Your goal →
Exactly repeat the material, dropping every picture from the copy.

.....

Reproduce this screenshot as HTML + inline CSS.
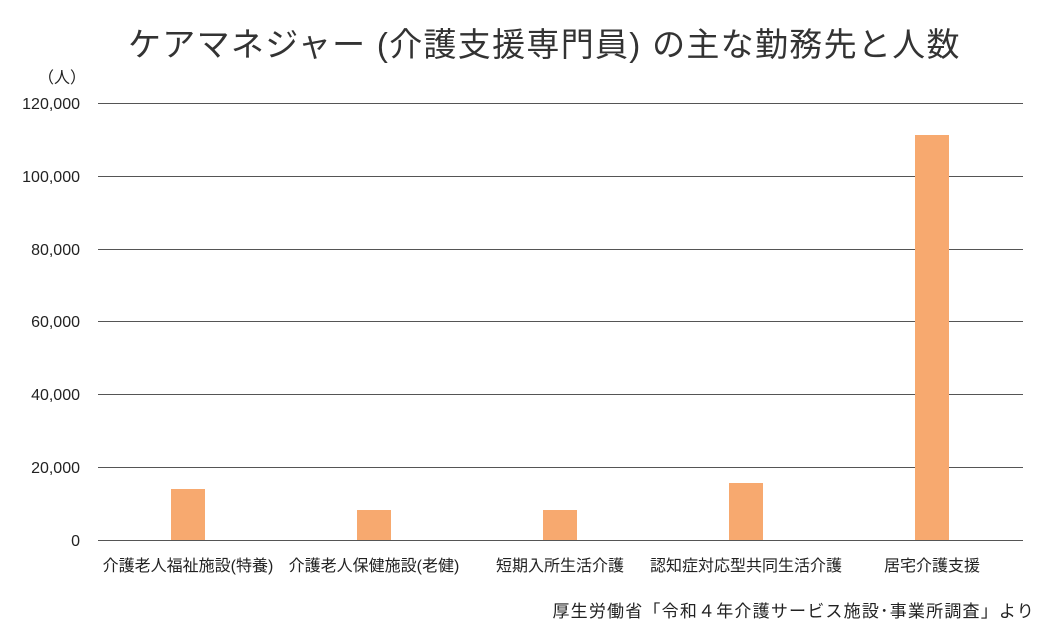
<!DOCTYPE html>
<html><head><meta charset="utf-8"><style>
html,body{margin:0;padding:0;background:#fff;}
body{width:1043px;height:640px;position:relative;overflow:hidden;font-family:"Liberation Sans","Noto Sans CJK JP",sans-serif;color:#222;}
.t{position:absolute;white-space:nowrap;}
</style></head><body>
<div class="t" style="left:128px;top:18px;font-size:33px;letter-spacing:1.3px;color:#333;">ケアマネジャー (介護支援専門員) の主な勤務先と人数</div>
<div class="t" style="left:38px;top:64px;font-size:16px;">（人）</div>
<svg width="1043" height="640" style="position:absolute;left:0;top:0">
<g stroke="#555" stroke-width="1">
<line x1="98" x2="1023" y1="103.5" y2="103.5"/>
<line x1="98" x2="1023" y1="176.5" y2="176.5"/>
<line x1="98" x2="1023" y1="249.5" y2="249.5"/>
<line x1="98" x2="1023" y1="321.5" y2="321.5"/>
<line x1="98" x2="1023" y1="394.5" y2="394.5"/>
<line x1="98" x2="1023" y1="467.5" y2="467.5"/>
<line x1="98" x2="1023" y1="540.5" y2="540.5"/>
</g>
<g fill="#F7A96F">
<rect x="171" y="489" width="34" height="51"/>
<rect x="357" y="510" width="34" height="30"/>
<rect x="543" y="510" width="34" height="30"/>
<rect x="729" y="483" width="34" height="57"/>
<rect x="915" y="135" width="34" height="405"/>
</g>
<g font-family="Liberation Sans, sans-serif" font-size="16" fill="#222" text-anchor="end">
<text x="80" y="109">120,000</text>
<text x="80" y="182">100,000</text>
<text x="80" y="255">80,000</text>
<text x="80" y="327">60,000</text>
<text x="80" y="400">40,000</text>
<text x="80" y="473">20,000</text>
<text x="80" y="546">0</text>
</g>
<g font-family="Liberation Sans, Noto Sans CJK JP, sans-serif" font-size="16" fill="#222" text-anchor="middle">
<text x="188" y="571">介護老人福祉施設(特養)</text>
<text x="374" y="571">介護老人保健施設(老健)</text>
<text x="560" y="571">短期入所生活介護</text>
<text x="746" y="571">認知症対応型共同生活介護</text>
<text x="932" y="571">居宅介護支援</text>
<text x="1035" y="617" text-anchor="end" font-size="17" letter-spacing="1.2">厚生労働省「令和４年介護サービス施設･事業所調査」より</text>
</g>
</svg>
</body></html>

.....

Task response →
Reproduce this screenshot as HTML + inline CSS.
<!DOCTYPE html>
<html><head><meta charset="utf-8"><style>
html,body{margin:0;padding:0;background:#fff;}
body{width:1043px;height:640px;position:relative;overflow:hidden;font-family:"Liberation Sans","Noto Sans CJK JP",sans-serif;color:#222;}
.t{position:absolute;white-space:nowrap;}
</style></head><body>
<div class="t" style="left:128px;top:18px;font-size:33px;letter-spacing:1.3px;color:#333;">ケアマネジャー (介護支援専門員) の主な勤務先と人数</div>
<div class="t" style="left:38px;top:64px;font-size:16px;">（人）</div>
<svg width="1043" height="640" style="position:absolute;left:0;top:0">
<g stroke="#555" stroke-width="1">
<line x1="98" x2="1023" y1="103.5" y2="103.5"/>
<line x1="98" x2="1023" y1="176.5" y2="176.5"/>
<line x1="98" x2="1023" y1="249.5" y2="249.5"/>
<line x1="98" x2="1023" y1="321.5" y2="321.5"/>
<line x1="98" x2="1023" y1="394.5" y2="394.5"/>
<line x1="98" x2="1023" y1="467.5" y2="467.5"/>
<line x1="98" x2="1023" y1="540.5" y2="540.5"/>
</g>
<g fill="#F7A96F">
<rect x="171" y="489" width="34" height="51"/>
<rect x="357" y="510" width="34" height="30"/>
<rect x="543" y="510" width="34" height="30"/>
<rect x="729" y="483" width="34" height="57"/>
<rect x="915" y="135" width="34" height="405"/>
</g>
<g font-family="Liberation Sans, sans-serif" font-size="16" fill="#222" text-anchor="end">
<text x="80" y="109">120,000</text>
<text x="80" y="182">100,000</text>
<text x="80" y="255">80,000</text>
<text x="80" y="327">60,000</text>
<text x="80" y="400">40,000</text>
<text x="80" y="473">20,000</text>
<text x="80" y="546">0</text>
</g>
<g font-family="Liberation Sans, Noto Sans CJK JP, sans-serif" font-size="16" fill="#222" text-anchor="middle">
<text x="188" y="571">介護老人福祉施設(特養)</text>
<text x="374" y="571">介護老人保健施設(老健)</text>
<text x="560" y="571">短期入所生活介護</text>
<text x="746" y="571">認知症対応型共同生活介護</text>
<text x="932" y="571">居宅介護支援</text>
<text x="1035" y="617" text-anchor="end" font-size="17" letter-spacing="1.2">厚生労働省「令和４年介護サービス施設･事業所調査」より</text>
</g>
</svg>
</body></html>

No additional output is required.